First, deciding such questions by plebiscite is unwieldy and inefficient, measured in so many ways. And, especially in Massachusetts, non-binding referendums enjoy no more appreciation than does a pesky fly on an elephant’s rump. (In this figure of speech, we are the fly.) In fact, binding referendums — you may recall the Massachusetts question that asked voters to lower the state income tax — don’t bind political leaders either. (Extending the metaphor to an embarrassing degree, Beacon Hill swatted us but good over the cut taxes issue.)

Next, we need to remember that the forces behind the construction of the Roundabout, to replace the four-way stop that replaced the Blinker, have been thinking about, planning, and approving their own plans for nearly a decade. This includes the Oak Bluffs selectmen and the staff and members of the Martha’s Vineyard Commission (MVC). The question may have gone round and round for us, but it’s been a thruway for political leaders.

Of course, you may argue that these Oak Bluffs and MVC leaders have been hopelessly derelict in not recognizing until the last minute that this Roundabout has regional implications, and then plunging ahead with it anyway, even after they were brought up short by leaders in other Island towns who said, Hold up a minute. And if you did make this argument, you would be right.

But, as they say so often in the halls of government, about our wishes and dreams, so what.

And, finally, when all the questions embedded in the Roundabout issue are thrashed as well as you have thrashed them over the past decade, really there is no smoking gun. Safety will not be compromised, throughput will increase, the Island’s peculiar (I’m not going to write special) character will not be compromised, and we’ll learn to motor through it successfully. After all, if we survive and thrive in Five Corners, we can come to grips with the Roundabout.
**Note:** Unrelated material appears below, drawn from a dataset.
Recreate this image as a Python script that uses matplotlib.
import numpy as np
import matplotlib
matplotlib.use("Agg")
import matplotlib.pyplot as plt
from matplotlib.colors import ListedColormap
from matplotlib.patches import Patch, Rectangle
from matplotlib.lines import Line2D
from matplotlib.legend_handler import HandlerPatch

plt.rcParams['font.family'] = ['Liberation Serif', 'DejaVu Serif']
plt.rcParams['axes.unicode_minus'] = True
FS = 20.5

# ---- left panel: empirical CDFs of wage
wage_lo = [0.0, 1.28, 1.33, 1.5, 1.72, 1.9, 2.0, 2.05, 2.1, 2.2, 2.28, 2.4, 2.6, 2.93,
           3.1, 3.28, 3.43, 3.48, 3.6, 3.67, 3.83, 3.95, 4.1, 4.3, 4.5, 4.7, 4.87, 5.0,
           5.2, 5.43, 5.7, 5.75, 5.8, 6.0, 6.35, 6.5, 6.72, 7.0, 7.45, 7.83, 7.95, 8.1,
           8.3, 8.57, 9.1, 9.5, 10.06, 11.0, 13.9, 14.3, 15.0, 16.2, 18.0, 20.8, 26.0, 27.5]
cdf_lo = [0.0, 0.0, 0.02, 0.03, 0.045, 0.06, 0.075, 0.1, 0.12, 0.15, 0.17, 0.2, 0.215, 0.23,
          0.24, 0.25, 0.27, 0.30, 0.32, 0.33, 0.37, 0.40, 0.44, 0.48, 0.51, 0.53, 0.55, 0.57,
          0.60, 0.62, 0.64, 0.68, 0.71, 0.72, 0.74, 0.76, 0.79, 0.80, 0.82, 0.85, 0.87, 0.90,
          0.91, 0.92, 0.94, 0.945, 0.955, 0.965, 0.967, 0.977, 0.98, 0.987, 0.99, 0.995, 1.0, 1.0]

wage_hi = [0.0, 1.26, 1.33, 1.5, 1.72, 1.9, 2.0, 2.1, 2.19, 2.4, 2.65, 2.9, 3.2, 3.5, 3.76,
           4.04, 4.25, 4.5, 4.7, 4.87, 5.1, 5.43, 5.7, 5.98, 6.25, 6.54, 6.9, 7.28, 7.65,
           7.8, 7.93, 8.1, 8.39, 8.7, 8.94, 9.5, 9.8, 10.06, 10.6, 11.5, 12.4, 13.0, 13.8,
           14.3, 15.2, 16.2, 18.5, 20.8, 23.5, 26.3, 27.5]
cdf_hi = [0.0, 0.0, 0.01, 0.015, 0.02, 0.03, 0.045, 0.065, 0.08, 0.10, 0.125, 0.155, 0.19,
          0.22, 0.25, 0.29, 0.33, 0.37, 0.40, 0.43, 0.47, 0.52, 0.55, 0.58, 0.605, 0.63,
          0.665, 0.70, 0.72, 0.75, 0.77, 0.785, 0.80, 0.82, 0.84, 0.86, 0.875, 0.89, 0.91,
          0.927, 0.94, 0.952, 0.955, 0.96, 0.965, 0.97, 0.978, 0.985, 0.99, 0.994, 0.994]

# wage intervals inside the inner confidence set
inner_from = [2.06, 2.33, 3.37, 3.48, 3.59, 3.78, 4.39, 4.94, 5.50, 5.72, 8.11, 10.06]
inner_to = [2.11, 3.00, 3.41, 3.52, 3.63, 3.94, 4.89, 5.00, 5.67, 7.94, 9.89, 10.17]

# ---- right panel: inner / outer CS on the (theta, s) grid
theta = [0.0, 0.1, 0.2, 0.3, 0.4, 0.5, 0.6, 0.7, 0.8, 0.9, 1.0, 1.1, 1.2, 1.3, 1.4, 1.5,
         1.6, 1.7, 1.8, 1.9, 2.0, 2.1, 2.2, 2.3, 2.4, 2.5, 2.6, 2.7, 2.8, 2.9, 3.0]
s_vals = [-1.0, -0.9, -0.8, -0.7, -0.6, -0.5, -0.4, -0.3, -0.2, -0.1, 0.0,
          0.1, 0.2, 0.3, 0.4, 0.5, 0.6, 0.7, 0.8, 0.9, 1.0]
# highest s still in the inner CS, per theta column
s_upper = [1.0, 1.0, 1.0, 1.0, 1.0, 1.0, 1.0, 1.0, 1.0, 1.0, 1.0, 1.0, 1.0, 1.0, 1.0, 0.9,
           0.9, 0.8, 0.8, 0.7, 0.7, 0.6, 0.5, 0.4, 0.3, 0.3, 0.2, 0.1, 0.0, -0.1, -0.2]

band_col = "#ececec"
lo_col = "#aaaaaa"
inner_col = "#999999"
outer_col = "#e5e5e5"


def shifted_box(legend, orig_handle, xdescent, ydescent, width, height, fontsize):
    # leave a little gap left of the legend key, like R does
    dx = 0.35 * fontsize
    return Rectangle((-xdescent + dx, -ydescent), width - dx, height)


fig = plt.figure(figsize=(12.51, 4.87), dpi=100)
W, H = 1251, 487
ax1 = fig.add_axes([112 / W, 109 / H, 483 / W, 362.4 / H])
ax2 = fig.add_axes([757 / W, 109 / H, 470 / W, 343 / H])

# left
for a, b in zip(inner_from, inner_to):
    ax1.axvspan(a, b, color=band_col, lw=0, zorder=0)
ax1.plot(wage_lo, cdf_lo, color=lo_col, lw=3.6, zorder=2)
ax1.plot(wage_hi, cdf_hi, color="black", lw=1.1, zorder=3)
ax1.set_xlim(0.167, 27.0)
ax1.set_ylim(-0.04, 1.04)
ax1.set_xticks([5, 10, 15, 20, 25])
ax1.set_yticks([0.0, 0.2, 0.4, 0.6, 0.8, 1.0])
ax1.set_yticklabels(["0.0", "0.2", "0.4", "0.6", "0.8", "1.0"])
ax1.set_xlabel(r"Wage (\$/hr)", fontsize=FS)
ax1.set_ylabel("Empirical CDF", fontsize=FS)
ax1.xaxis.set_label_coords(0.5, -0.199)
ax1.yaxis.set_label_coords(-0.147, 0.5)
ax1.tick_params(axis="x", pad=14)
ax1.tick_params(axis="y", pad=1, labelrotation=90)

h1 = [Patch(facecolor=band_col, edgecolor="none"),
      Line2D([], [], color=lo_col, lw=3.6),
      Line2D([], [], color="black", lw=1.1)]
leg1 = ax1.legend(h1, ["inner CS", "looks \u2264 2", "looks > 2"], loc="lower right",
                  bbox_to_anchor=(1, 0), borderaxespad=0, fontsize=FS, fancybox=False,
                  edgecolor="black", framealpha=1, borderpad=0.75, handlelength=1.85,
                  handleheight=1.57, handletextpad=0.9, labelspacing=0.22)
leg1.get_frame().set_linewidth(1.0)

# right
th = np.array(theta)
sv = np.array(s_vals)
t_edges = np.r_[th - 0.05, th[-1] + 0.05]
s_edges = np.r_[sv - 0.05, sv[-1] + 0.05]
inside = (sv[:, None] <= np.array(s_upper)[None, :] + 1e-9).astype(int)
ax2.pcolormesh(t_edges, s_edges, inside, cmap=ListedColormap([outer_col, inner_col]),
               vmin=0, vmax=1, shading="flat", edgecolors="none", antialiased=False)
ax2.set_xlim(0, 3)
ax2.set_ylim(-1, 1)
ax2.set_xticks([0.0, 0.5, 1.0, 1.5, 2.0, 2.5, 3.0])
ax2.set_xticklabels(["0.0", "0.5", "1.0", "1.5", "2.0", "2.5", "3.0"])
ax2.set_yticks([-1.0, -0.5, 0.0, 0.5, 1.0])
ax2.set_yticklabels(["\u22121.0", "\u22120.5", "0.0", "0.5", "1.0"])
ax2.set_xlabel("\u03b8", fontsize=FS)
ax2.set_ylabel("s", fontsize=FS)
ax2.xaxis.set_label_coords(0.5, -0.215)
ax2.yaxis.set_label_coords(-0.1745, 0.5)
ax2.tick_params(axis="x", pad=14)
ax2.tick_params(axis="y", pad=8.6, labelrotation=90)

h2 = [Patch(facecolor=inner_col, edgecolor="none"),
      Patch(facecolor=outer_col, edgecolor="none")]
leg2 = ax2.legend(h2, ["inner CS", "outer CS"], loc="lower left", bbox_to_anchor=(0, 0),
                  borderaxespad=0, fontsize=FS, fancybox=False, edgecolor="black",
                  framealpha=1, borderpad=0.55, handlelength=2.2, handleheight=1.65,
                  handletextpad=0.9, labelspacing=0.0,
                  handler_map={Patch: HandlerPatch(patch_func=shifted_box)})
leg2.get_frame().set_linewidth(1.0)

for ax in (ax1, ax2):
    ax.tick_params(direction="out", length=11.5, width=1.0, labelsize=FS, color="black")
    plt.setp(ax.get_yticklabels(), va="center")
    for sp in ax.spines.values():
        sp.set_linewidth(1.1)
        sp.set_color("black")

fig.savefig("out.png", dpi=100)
What I’m worried over is your mental health, your tendency to swim out too far into the deep waters of obsession and away from the dull, but safe and warm comfort of beach sand. We need to begin thinking not of the Roundabout but of ourselves. We need to step back from obsession’s brink. We need to find some other pseudo-calamitous event — perhaps those emotionally high-fat, inspirational messages that have bloomed this spring, despite the lack of nurturing rain. And, if we must obsess, we must obsess over something new.

We need to take care of ourselves and let the Roundabout take care of itself. The psychologists I’ve consulted agree.